• _YOUR TASK_
Write the data out again exactly, dropping any images it holds.

• _RAW DATA_
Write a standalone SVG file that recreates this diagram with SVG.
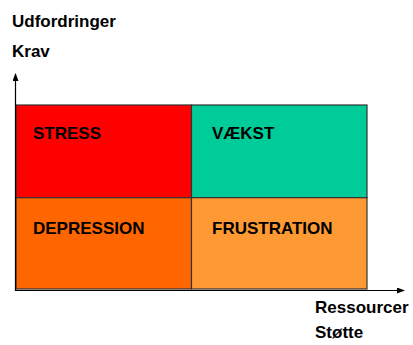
<svg xmlns="http://www.w3.org/2000/svg" width="413" height="345" viewBox="0 0 413 345">
<style>
text{font-family:"Liberation Sans",Arial,sans-serif;font-weight:bold;font-size:17px;fill:#000}
.cell{stroke:#333;stroke-width:1.2}
.axis{stroke:#000;stroke-width:1.2;fill:none}
</style>
<defs>
<marker id="ah" markerWidth="8" markerHeight="6" refX="7" refY="3" orient="auto" markerUnits="userSpaceOnUse">
<path d="M0,0 L8,3 L0,6 Z" fill="#000"/>
</marker>
</defs>
<g id="axis-labels">
<text x="12" y="27">Udfordringer</text>
<text x="12" y="57">Krav</text>
<text x="315" y="313">Ressourcer</text>
<text x="315" y="338">Støtte</text>
</g>
<g id="stress"><rect class="cell" x="16" y="105" width="175.5" height="92.7" fill="#FF0000"/><text x="33" y="139">STRESS</text></g>
<g id="vaekst"><rect class="cell" x="191.5" y="105" width="175.5" height="92.7" fill="#00CC99"/><text x="212" y="139">VÆKST</text></g>
<g id="depression"><rect class="cell" x="16" y="197.7" width="175.5" height="91.3" fill="#FF6600"/><text x="33" y="234">DEPRESSION</text></g>
<g id="frustration"><rect class="cell" x="191.5" y="197.7" width="175.5" height="91.3" fill="#FF9933"/><text x="212" y="234">FRUSTRATION</text></g>
<g id="connectors">
<line class="axis" x1="15.5" y1="291" x2="15.5" y2="74" marker-end="url(#ah)"/>
<line class="axis" x1="15" y1="290.5" x2="404" y2="290.5" marker-end="url(#ah)"/>
</g>
</svg>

• _SOLUTION_
Write a standalone SVG file that recreates this diagram with SVG.
<svg xmlns="http://www.w3.org/2000/svg" width="413" height="345" viewBox="0 0 413 345">
<style>
text{font-family:"Liberation Sans",Arial,sans-serif;font-weight:bold;font-size:17px;fill:#000}
.cell{stroke:#333;stroke-width:1.2}
.axis{stroke:#000;stroke-width:1.2;fill:none}
</style>
<defs>
<marker id="ah" markerWidth="8" markerHeight="6" refX="7" refY="3" orient="auto" markerUnits="userSpaceOnUse">
<path d="M0,0 L8,3 L0,6 Z" fill="#000"/>
</marker>
</defs>
<g id="axis-labels">
<text x="12" y="27">Udfordringer</text>
<text x="12" y="57">Krav</text>
<text x="315" y="313">Ressourcer</text>
<text x="315" y="338">Støtte</text>
</g>
<g id="stress"><rect class="cell" x="16" y="105" width="175.5" height="92.7" fill="#FF0000"/><text x="33" y="139">STRESS</text></g>
<g id="vaekst"><rect class="cell" x="191.5" y="105" width="175.5" height="92.7" fill="#00CC99"/><text x="212" y="139">VÆKST</text></g>
<g id="depression"><rect class="cell" x="16" y="197.7" width="175.5" height="91.3" fill="#FF6600"/><text x="33" y="234">DEPRESSION</text></g>
<g id="frustration"><rect class="cell" x="191.5" y="197.7" width="175.5" height="91.3" fill="#FF9933"/><text x="212" y="234">FRUSTRATION</text></g>
<g id="connectors">
<line class="axis" x1="15.5" y1="291" x2="15.5" y2="74" marker-end="url(#ah)"/>
<line class="axis" x1="15" y1="290.5" x2="404" y2="290.5" marker-end="url(#ah)"/>
</g>
</svg>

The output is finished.